== Dataset extract ==

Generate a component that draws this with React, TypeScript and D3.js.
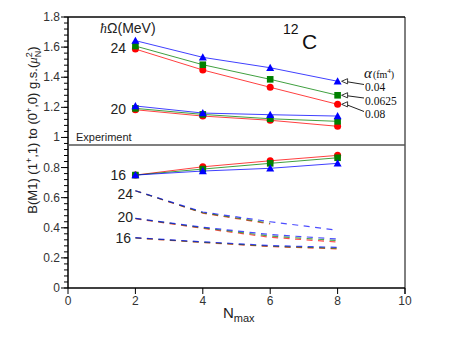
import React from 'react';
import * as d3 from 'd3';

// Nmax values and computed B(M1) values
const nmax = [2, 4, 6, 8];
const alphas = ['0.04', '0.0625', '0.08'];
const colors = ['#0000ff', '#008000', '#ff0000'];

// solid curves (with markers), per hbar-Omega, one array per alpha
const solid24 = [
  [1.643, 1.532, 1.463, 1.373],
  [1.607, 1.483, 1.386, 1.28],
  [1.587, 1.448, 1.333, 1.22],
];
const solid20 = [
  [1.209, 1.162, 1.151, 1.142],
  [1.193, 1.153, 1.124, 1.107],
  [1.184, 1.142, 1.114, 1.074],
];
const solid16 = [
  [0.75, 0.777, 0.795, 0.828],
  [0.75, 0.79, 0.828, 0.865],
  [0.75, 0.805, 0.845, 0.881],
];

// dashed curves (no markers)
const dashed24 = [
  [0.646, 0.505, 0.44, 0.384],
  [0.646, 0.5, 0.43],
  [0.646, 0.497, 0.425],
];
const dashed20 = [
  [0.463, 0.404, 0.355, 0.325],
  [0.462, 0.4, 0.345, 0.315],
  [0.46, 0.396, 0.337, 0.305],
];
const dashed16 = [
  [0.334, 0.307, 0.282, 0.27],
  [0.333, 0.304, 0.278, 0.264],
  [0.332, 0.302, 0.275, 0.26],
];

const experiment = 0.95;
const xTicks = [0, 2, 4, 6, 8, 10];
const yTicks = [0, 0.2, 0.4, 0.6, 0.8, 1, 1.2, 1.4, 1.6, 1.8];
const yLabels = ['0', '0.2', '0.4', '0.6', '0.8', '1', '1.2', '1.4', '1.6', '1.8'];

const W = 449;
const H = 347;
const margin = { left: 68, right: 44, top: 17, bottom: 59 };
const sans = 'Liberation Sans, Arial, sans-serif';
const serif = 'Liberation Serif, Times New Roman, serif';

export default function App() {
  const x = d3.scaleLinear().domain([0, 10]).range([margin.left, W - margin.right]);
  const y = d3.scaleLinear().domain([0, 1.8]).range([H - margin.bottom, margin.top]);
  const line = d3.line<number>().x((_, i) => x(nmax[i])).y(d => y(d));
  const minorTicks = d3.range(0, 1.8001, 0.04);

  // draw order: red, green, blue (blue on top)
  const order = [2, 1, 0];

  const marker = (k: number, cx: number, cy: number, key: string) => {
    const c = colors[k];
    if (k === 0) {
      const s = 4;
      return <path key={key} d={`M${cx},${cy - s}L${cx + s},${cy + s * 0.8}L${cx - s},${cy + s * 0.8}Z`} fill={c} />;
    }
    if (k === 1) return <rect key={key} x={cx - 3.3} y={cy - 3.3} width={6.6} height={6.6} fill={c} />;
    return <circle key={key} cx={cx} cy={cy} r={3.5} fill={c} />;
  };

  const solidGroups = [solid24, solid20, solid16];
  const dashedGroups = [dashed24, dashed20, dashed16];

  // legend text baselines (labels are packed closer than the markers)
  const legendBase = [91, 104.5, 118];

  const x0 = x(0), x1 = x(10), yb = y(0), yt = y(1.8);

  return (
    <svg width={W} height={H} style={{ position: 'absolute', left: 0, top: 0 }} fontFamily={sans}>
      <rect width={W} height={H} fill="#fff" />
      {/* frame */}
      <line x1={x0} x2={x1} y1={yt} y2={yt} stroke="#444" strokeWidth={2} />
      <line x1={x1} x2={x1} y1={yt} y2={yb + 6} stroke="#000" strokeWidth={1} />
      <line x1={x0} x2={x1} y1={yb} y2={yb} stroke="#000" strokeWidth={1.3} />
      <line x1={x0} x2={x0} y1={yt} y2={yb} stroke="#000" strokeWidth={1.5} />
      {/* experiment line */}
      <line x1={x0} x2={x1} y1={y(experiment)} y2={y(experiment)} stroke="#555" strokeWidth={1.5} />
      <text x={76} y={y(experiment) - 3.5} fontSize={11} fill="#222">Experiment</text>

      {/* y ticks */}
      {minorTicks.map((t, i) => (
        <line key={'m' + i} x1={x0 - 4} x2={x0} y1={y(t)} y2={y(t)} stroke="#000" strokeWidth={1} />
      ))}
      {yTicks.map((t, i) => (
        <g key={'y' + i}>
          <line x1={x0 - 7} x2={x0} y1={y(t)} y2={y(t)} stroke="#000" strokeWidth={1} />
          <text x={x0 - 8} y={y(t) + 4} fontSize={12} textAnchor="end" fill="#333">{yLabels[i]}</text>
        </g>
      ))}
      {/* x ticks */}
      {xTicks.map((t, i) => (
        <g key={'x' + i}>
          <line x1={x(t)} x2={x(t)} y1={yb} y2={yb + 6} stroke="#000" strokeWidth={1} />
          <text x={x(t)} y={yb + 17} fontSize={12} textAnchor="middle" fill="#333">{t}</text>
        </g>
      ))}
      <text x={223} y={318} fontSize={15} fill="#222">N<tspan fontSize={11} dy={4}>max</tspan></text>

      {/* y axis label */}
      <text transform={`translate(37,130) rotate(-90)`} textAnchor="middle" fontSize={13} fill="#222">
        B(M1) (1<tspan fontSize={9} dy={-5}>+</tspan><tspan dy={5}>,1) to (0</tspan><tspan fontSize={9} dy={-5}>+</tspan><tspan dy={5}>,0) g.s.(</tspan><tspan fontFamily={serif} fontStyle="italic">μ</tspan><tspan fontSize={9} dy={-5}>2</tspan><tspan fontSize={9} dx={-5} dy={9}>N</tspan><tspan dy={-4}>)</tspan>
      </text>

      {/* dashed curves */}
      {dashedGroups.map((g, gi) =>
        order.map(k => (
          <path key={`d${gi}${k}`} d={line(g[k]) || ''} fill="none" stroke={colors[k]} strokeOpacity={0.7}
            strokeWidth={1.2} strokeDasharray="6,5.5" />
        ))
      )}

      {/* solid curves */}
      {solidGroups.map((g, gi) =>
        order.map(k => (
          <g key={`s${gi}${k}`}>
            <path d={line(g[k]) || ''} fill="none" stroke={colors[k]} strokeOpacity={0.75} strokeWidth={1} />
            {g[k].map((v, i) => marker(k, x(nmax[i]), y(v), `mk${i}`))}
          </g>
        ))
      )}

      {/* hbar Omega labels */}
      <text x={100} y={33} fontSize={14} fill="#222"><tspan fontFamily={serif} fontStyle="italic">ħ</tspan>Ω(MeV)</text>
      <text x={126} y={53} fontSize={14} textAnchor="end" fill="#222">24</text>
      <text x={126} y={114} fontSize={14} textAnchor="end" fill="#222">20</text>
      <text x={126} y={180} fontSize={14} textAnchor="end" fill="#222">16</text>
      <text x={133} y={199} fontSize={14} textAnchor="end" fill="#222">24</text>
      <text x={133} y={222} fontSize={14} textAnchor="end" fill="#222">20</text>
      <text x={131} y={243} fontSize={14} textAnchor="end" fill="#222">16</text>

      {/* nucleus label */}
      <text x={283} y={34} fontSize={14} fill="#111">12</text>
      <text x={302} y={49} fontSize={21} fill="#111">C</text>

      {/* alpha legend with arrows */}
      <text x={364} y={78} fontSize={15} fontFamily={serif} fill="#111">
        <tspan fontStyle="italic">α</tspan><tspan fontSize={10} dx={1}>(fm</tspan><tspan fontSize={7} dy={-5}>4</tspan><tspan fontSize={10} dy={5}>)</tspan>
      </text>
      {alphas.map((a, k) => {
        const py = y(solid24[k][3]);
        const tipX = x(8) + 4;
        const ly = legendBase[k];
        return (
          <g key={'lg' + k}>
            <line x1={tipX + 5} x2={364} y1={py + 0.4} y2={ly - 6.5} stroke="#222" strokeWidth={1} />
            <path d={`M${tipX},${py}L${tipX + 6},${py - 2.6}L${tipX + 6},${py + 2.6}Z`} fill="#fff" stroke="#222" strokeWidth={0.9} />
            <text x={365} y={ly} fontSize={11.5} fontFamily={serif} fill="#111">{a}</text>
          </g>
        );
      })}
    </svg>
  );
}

== Aim of the exercise ==
Give again, exactly, the lines from the start of the data through the one holding "const colors = ['#0000ff', '#008000', '#ff0000'];"; omit the pictures.

== The solution ==
Generate a component that draws this with React, TypeScript and D3.js.
import React from 'react';
import * as d3 from 'd3';

// Nmax values and computed B(M1) values
const nmax = [2, 4, 6, 8];
const alphas = ['0.04', '0.0625', '0.08'];
const colors = ['#0000ff', '#008000', '#ff0000'];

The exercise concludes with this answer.